One of the most useful analyses was comparison of the positives and negatives of each theme. Of the 500 stories around 68% were negative, 23% positive and 9% neutral.


Workshops such as this proved useful but were only part of a wider KM programme. Some reported results were:

  • A narrative database that was sent out on a CD to field workers who could search it by different parameters. These insights help them in their day-to-day work
  • Certain problem areas were identified - the relevant managers were set targets for improvement
  • It identified the need for greater cultural awareness, e.g. country differences
  • Managers gained new perspectives on the work of the organization and now appreciate more the need to balance knowledge gained from databases with knowleedge sharing through networking and workshops.

Additional Reading

'Applying Snowden's Narrative Technique to Conduct Project Debriefing within the British Council', B Cheuk, Journal of Information and Knowledge Management, VOl 6, No 1, pp1-8 (2007).
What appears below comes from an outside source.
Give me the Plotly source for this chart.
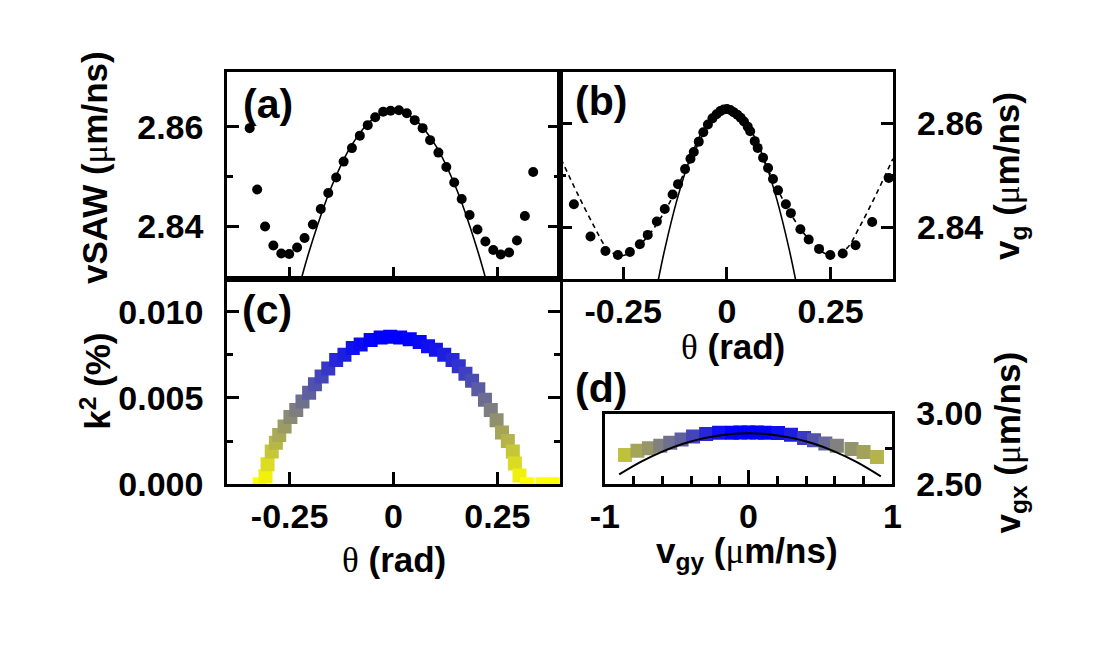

'Applying Sense-Making and Narrative Technqiues to Capture Lessons Learnt', Bonnie Cheuk, Journal of Information and Knowledge Management, Vol 6, No. 3, pp165-171 (2007).

'From The Mind's Eye of the User: The Sense-Making qualitative quantitative methodology', B Dervin in Qualitative Research in Information Management, eds. J. D. Glazier & R. R. Powell, Englewood (1992).

'Team Working at the British Council, InsideKnowledge, Vol. 10, No. 2 (Oct 2006) - covers in detail the use of SNA (Social Network Analysis).

* Heuristics is the use of experience-based techniques for problem-solving, such as a 'rule of thumb'


Several of the outputs from the workshop would seem to many as 'common sense'. Indeed many KM activities are. It is just that to benefit most from other's knowledge that time must be set aside and structured ways of encouraging sharing, e.g. through workshops and intereviews, are systematically applied.

Knowledge sharing remains at the heart of most of the British Council's day-to-day work. A recent job advert (2010) stated "knowledge management supports effective team working at the local and regional levels".